During the elementary time period, our children are developing their emotional skills, which provide an important base before young people enter their more tumultuous adolescent years. Major emotional skills mastered during this stage include how to adjust to different rules and social norms for behavior, understand others’ feelings, acquire more control and management of emotions, and develop strategies for patience and general adaptability.
In addition to not having as much opportunity to flex these social-emotional muscles, so much was outside of our children’s control during the early COVID years. As a result, more young people have developed increased anxiety, which can manifest in a multitude of ways.
For some children, just the transition into the school building and away from parents or caregivers can cause anxiety to flare up. For others, trying to figure out how to interact with peers in-person can be anxiety-provoking.
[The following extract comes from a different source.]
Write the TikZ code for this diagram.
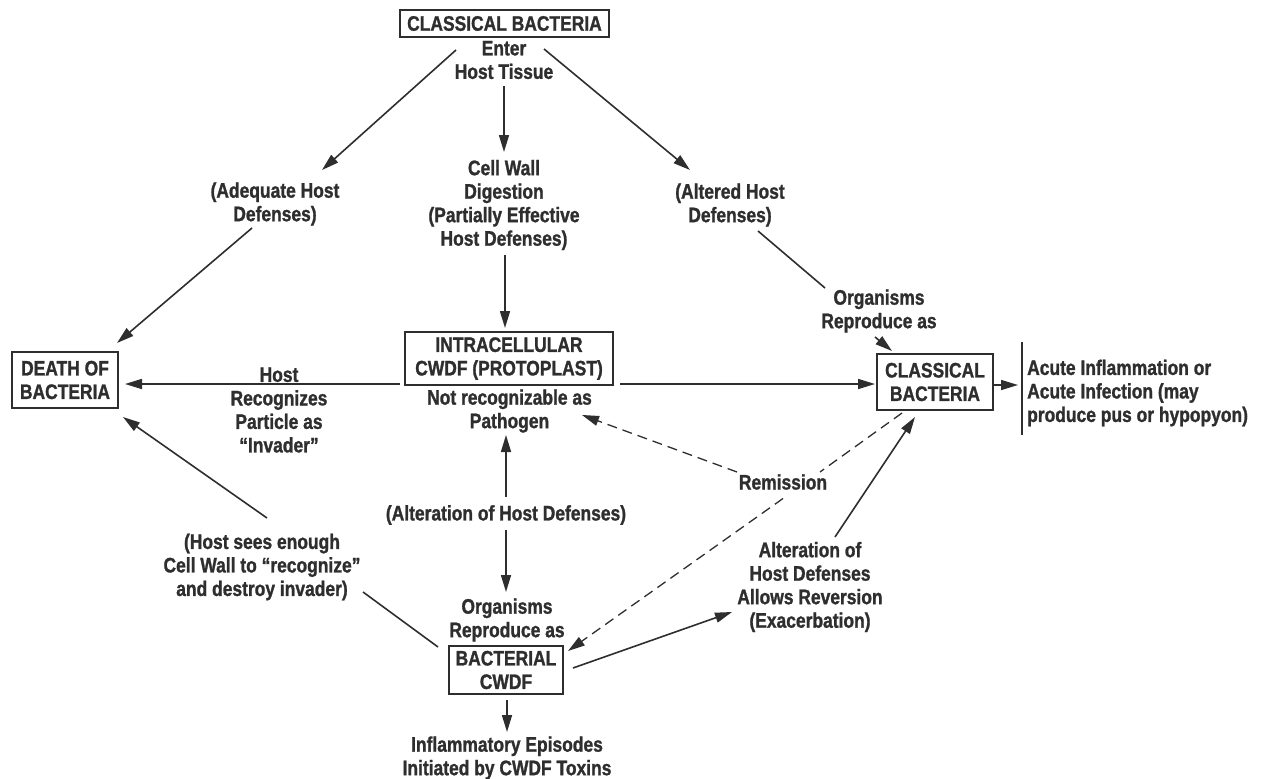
\documentclass[tikz,border=0pt]{standalone}
\usepackage{fontspec}
\setmainfont{Liberation Sans}[FakeStretch=0.83,BoldFeatures={FakeBold=1.2}]
\usetikzlibrary{arrows.meta}
\definecolor{ink}{HTML}{2E2E2E}
\begin{document}
\begin{tikzpicture}[x=1pt,y=-1pt,
  every node/.style={font=\fontsize{21}{23.5}\selectfont\bfseries, text=ink, inner sep=0pt, align=center},
  box/.style={draw=ink, line width=1.5pt},
  conn/.style={draw=ink, line width=1.6pt},
  arr/.style={conn, -{Triangle[length=17pt,width=10pt]}},
  dsh/.style={draw=ink, line width=1.3pt, dash pattern=on 10pt off 6pt},
  dsharr/.style={dsh, -{Triangle[length=17pt,width=10pt]}}]
\path[use as bounding box] (0,0) rectangle (1261,779);

% boxes
\node[box, minimum width=209pt, minimum height=27pt] (top) at (504.5,23.5) {CLASSICAL BACTERIA};
\node[box, minimum width=106pt, minimum height=56pt] (death) at (65,380) {DEATH OF\\BACTERIA};
\node[box, minimum width=208pt, minimum height=53pt] (intra) at (509,358.5) {INTRACELLULAR\\CWDF (PROTOPLAST)};
\node[box, minimum width=116pt, minimum height=56pt] (cbr) at (935,382) {CLASSICAL\\BACTERIA};
\node[box, minimum width=114pt, minimum height=48pt] (bcwdf) at (506,670) {BACTERIAL\\CWDF};

% labels
\node (enter) at (504,60) {Enter\\Host Tissue};
\node (adequate) at (275,204) {(Adequate Host\\Defenses)};
\node (cellwall) at (504,205) {Cell Wall\\Digestion\\(Partially Effective\\Host Defenses)};
\node (altered) at (730,205) {(Altered Host\\Defenses)};
\node (org1) at (879,311) {Organisms\\Reproduce as};
\node[anchor=west, align=left] (acute) at (1027,393) {Acute Inflammation or\\Acute Infection (may\\produce pus or hypopyon)};
\node (host) at (279,410) {Host\\Recognizes\\Particle as\\``Invader''};
\node (notrec) at (509.5,411) {Not recognizable as\\Pathogen};
\node (remission) at (783,482) {Remission};
\node (alterhost) at (506,515) {(Alteration of Host Defenses)};
\node (hostsees) at (262,567) {(Host sees enough\\Cell Wall to ``recognize''\\and destroy invader)};
\node (org2) at (507,620) {Organisms\\Reproduce as};
\node (inflam) at (507,758) {Inflammatory Episodes\\Initiated by CWDF Toxins};
\node (alter2) at (810,587) {Alteration of\\Host Defenses\\Allows Reversion\\(Exacerbation)};

% connector end points
\coordinate (a1s) at (456,50);  \coordinate (a1e) at (322,170);
\coordinate (a2s) at (504,86);  \coordinate (a2e) at (504,152);
\coordinate (a3s) at (544,49);  \coordinate (a3e) at (690,170);
\coordinate (a4s) at (252,228); \coordinate (a4e) at (117,343);
\coordinate (a5s) at (505,255); \coordinate (a5e) at (505,328);
\coordinate (a6s) at (400,384); \coordinate (a6e) at (125,384);
\coordinate (a7s) at (620,384); \coordinate (a7e) at (875,384);
\coordinate (a8s) at (758,231); \coordinate (a8e) at (825,288);
\coordinate (a9s) at (875,337); \coordinate (a9e) at (892,351);
\coordinate (a10s) at (993,385); \coordinate (a10e) at (1018,385);
\coordinate (bar1) at (1022,342); \coordinate (bar2) at (1022,435);
\coordinate (d1s) at (902,413); \coordinate (d1m) at (820,472);
\coordinate (d1n) at (783,498.5); \coordinate (d1e) at (568,651);
\coordinate (d2s) at (737,472); \coordinate (d2e) at (582,415);
\coordinate (a11s) at (267,518); \coordinate (a11e) at (123,417);
\coordinate (a12s) at (363,592); \coordinate (a12e) at (438,647);
\coordinate (a13s) at (506,497); \coordinate (a13e) at (506,435);
\coordinate (a14s) at (506,530); \coordinate (a14e) at (506,592);
\coordinate (a15s) at (507,700); \coordinate (a15e) at (507,732);
\coordinate (a16s) at (573,668); \coordinate (a16e) at (732,612);
\coordinate (a17s) at (835,537); \coordinate (a17e) at (915,417);

% connectors
\draw[arr] (a1s) -- (a1e);
\draw[arr] (a2s) -- (a2e);
\draw[arr] (a3s) -- (a3e);
\draw[arr] (a4s) -- (a4e);
\draw[arr] (a5s) -- (a5e);
\draw[arr] (a6s) -- (a6e);
\draw[arr] (a7s) -- (a7e);
\draw[conn] (a8s) -- (a8e);
\draw[arr] (a9s) -- (a9e);
\draw[arr] (a10s) -- (a10e);
\draw[conn] (bar1) -- (bar2);
\draw[dsh] (d1s) -- (d1m);
\draw[dsharr] (d1n) -- (d1e);
\draw[dsharr] (d2s) -- (d2e);
\draw[arr] (a11s) -- (a11e);
\draw[conn] (a12s) -- (a12e);
\draw[arr] (a13s) -- (a13e);
\draw[arr] (a14s) -- (a14e);
\draw[arr] (a15s) -- (a15e);
\draw[arr] (a16s) -- (a16e);
\draw[arr] (a17s) -- (a17e);
\end{tikzpicture}
\end{document}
To help, we can focus on communication and collaboration. This can range from recognizing and discussing emotions when children are calm, to remaining open and empathetic when strong emotions surface. It’s essential that, as adults, we model emotional regulation so our young people can see how we use coping strategies, like taking deep breaths or stepping away from a situation, rather than just reacting.
We can also be sure to address our kids’ behavior rather than their emotions. This helps young people understand the distinction between their feelings and their actions. For example, if someone feels angry, that is just a feeling, which is neither good nor bad. However, if someone acts on that feeling by hitting another person, the behavior of hitting is unacceptable. When we handle disciplinary situations, our responses can help our kids begin to internalize that it is okay to experience a range of emotions and that they have choices and limits in terms of how they behave.
Involving our children in the conversation is essential. They might need help voicing or expressing their emotions and anxieties so worries don’t stay hidden inside where they can easily proliferate. Most importantly, we need to help ensure that children don’t keep avoiding whatever is causing them stress or anxiety.